Allegedly, Napoleon tried to escape to North America, but the Royal Navy was blockading French ports to forestall such a move. He finally surrendered to Captain Frederick Maitland of HMS Bellerophon on 15 July. Louis XVIII was restored to the throne of France and Napoleon was exiled to Saint Helena, one of the most isolated islands in the world, 2000 miles from anywhere. There he died in 1821. The Treaty of Paris was signed on 20 November 1815 imposing punitive indemnities on France for the cost of the war and subsequent occupation, and reducing its borders.

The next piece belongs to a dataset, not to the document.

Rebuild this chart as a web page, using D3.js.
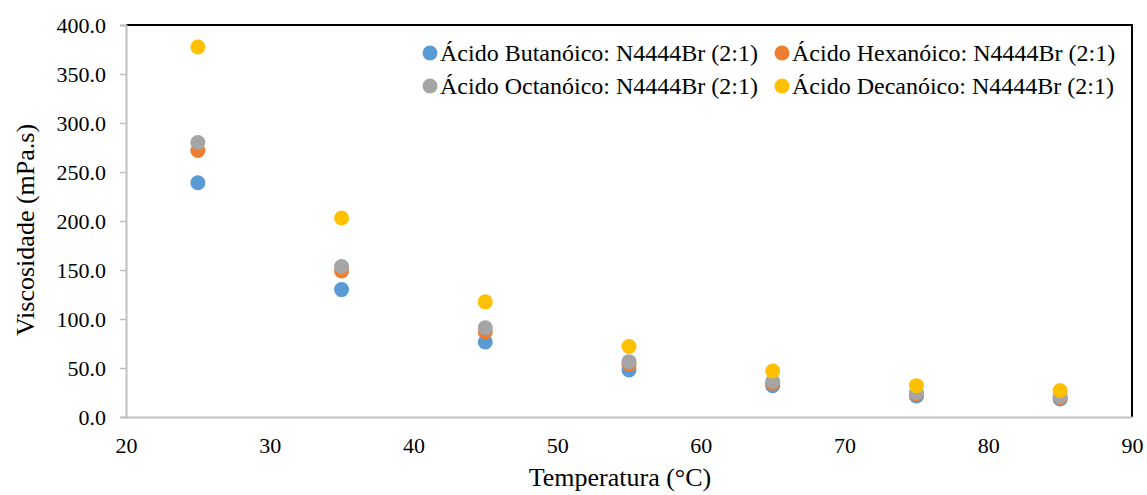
<!DOCTYPE html>
<html>
<head>
<meta charset="utf-8">
<script src="https://cdn.jsdelivr.net/npm/d3@7"></script>
<style>
  html, body { margin: 0; padding: 0; background: #fff; }
  svg { display: block; }
  text { font-family: "Liberation Serif", "Times New Roman", serif; fill: #000; }
</style>
</head>
<body>
<svg id="chart" width="1147" height="495"></svg>
<script>
// Temperatures (°C) and viscosities (mPa.s) for each deep eutectic solvent
const temperatures = [25, 35, 45, 55, 65, 75, 85];
const butanoico = [239, 130, 76.5, 48, 32, 21.4, 18.4];
const hexanoico = [272, 149, 87, 53.5, 34.5, 23.5, 19.7];
const octanoico = [280, 153.5, 91, 56.5, 36.5, 24.8, 21];
const decanoico = [377.5, 203, 117.5, 72, 47, 32, 27];

const seriesNames = [
  "Ácido Butanóico: N4444Br (2:1)",
  "Ácido Hexanóico: N4444Br (2:1)",
  "Ácido Octanóico: N4444Br (2:1)",
  "Ácido Decanóico: N4444Br (2:1)"
];
const seriesColors = ["#5B9BD5", "#ED7D31", "#A5A5A5", "#FFC000"];
const seriesValues = [butanoico, hexanoico, octanoico, decanoico];

const xTicks = [20, 30, 40, 50, 60, 70, 80, 90];
const yTicks = [0, 50, 100, 150, 200, 250, 300, 350, 400];

const svg = d3.select("#chart");
const plotLeft = 126, plotRight = 1132, plotTop = 25, plotBottom = 417;

const x = d3.scaleLinear().domain([20, 90]).range([plotLeft, plotRight]);
const y = d3.scaleLinear().domain([0, 400]).range([plotBottom, plotTop]);

// Frame: dark top/right edges
svg.append("line").attr("x1", plotLeft).attr("x2", plotRight + 1).attr("y1", plotTop).attr("y2", plotTop)
  .attr("stroke", "#000").attr("stroke-width", 2);
svg.append("line").attr("x1", plotRight).attr("x2", plotRight).attr("y1", plotTop).attr("y2", plotBottom)
  .attr("stroke", "#000").attr("stroke-width", 2);

// Y axis
const yAxis = d3.axisLeft(y).tickValues(yTicks).tickSize(6).tickPadding(14)
  .tickFormat(d3.format(".1f"));
const gy = svg.append("g").attr("transform", `translate(${plotLeft},0)`).call(yAxis);
gy.select(".domain").attr("stroke", "#BFBFBF").attr("stroke-width", 2);
gy.selectAll(".tick line").attr("stroke", "#BFBFBF").attr("stroke-width", 1.5);
gy.selectAll(".tick text").style("font-size", "22px").attr("dy", "0.32em")
  .style("font-family", "'Liberation Serif', serif");

// X axis
const xAxis = d3.axisBottom(x).tickValues(xTicks).tickSize(0).tickPadding(20)
  .tickFormat(d3.format("d"));
const gx = svg.append("g").attr("transform", `translate(0,${plotBottom})`).call(xAxis);
gx.select(".domain").attr("stroke", "#BFBFBF").attr("stroke-width", 2);
gx.selectAll(".tick text").style("font-size", "22px")
  .style("font-family", "'Liberation Serif', serif");

// Axis titles
svg.append("text").attr("x", 620).attr("y", 486)
  .attr("text-anchor", "middle").style("font-size", "26px").text("Temperatura (°C)");
svg.append("text").attr("transform", `translate(34,230) rotate(-90)`)
  .attr("text-anchor", "middle").style("font-size", "26px").text("Viscosidade (mPa.s)");

// Points
seriesValues.forEach((vals, i) => {
  svg.append("g").selectAll("circle")
    .data(temperatures.map((t, j) => [t, vals[j]]))
    .join("circle")
    .attr("cx", d => x(d[0]))
    .attr("cy", d => y(d[1]))
    .attr("r", 7.5)
    .attr("fill", seriesColors[i]);
});

// Legend (two columns, two rows)
const legendPos = [[430, 53], [782, 53], [430, 86], [782, 86]];
seriesNames.forEach((name, i) => {
  const [lx, ly] = legendPos[i];
  const g = svg.append("g").attr("transform", `translate(${lx},${ly})`);
  g.append("circle").attr("r", 7.5).attr("fill", seriesColors[i]);
  g.append("text").attr("x", 10).attr("dy", "0.35em").style("font-size", "24px").text(name);
});
</script>
</body>
</html>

One of the articles of the Treaty addressed the issue of slavery. It reaffirmed the Declaration of the Powers, on the Abolition of the Slave Trade, of 8th of February 1815 (Which also formed ACT, No. XV. of the Final Act of the Congress of Vienna) and added that the governments of the contracting parties should "without loss of time, ... [find] the most effectual measures for the entire and definitive abolition of a Commerce so odious, and so strongly condemned by the laws of religion and of nature." The French Republic had repealed slavery but when Napoleon first seized power in 1799, he restored it to increase income from the French sugar plantations in the Caribbean.
To enforce the treaty, Britain began patrolling the Atlantic and the coast of Africa, stopping slave ships wherever they could. By 1840, the transatlantic slave was essentially dead. This loss of slave traffic was, in fact, one of the casus belli of the Civil War. The last slave ship, a smuggler, docked in Mobile, Alabama in 1859. Five years later, slavery was finally abolished in the United States.